The teams were dropped off in random locations and tasked with surviving until summoned via c-cell radio to their extraction point on the banks of the Alabama River. The crews hid in the brush until it was time for the extraction. They were approached for pickup by their instructor in a F470 Combat Rubber Raiding Craft, also called a “Zodiac.” Once in the Zodiac, they were taken to a safety point and swam to their final destination. 

“The current was pretty strong so you just had to give it your best,” said Nagamatsu.

This exercise was also important to simulate what would happen in the event of equipment failure. For example, all of the Zodiac’s life-preservers were equipped with carbon dioxide cartridges to automatically inflate them; but that does not mean they always worked.

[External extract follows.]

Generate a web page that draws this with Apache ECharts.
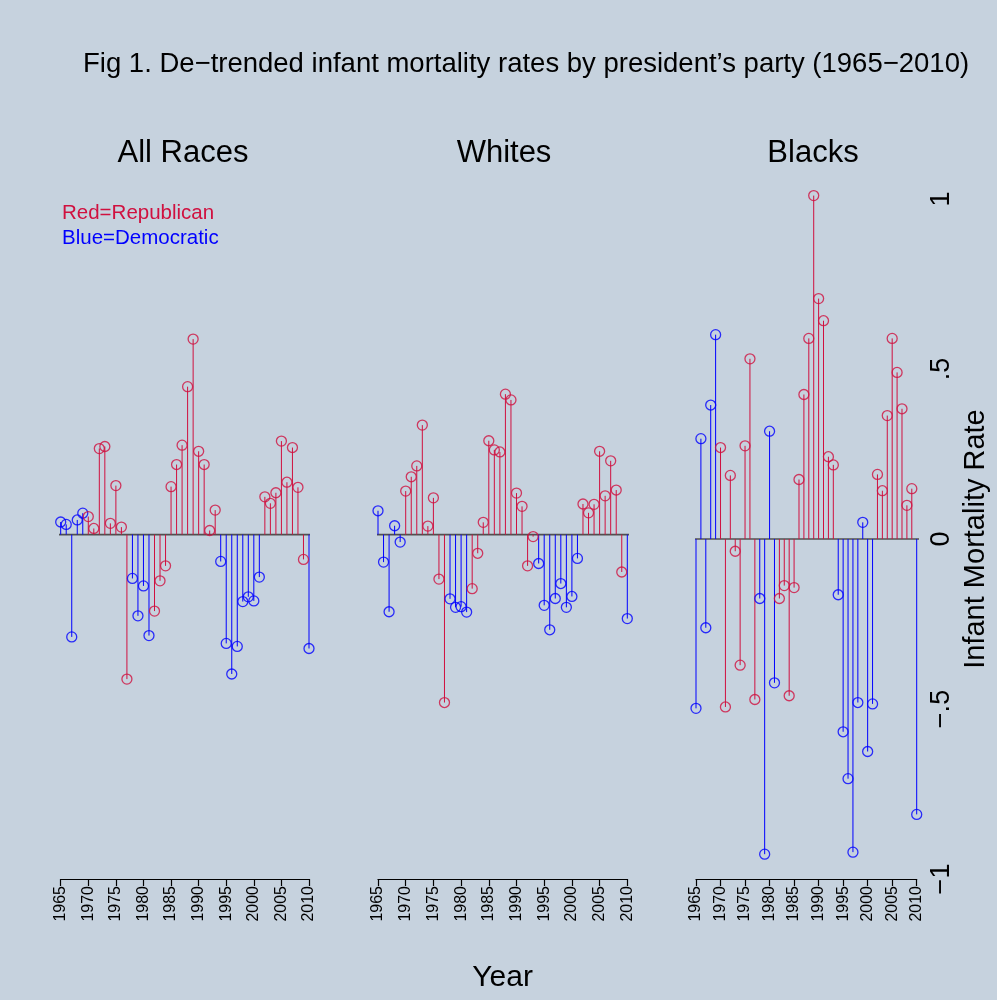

“My life preserver didn’t work so I had to manually inflate mine,” said Hughens. “It was good that happened though because it could actually happen in the real world.”

The members said they were thankful for the instructors’ thorough briefings on the equipment and procedures beforehand because it made them feel like they could better trust themselves and their teammates in the event of an emergency.

“I feel more prepared for real-world emergencies after having gone through this training,” said Nagamatsu. “I hope to never use it, but I know I can trust my training if needed.”

Since the 908th Airlift Wing’s mission is specific to the C-130 Hercules, it was important to practice with C-130 related equipment. Multiple members of the 908th OG said they were thankful for the academic review and the field simulation because they feel better prepared for future deployments or other emergencies.

“Being told how to use something is completely different than when you’re out in the real world with the tools in hand,” said Nagamatsu. “This definitely helped me feel more prepared for our upcoming deployment.”

The 908th AW’s ability to provide combat capability anytime and anywhere is why its members are proud to be Alabama’s only Air Force Reserve wing.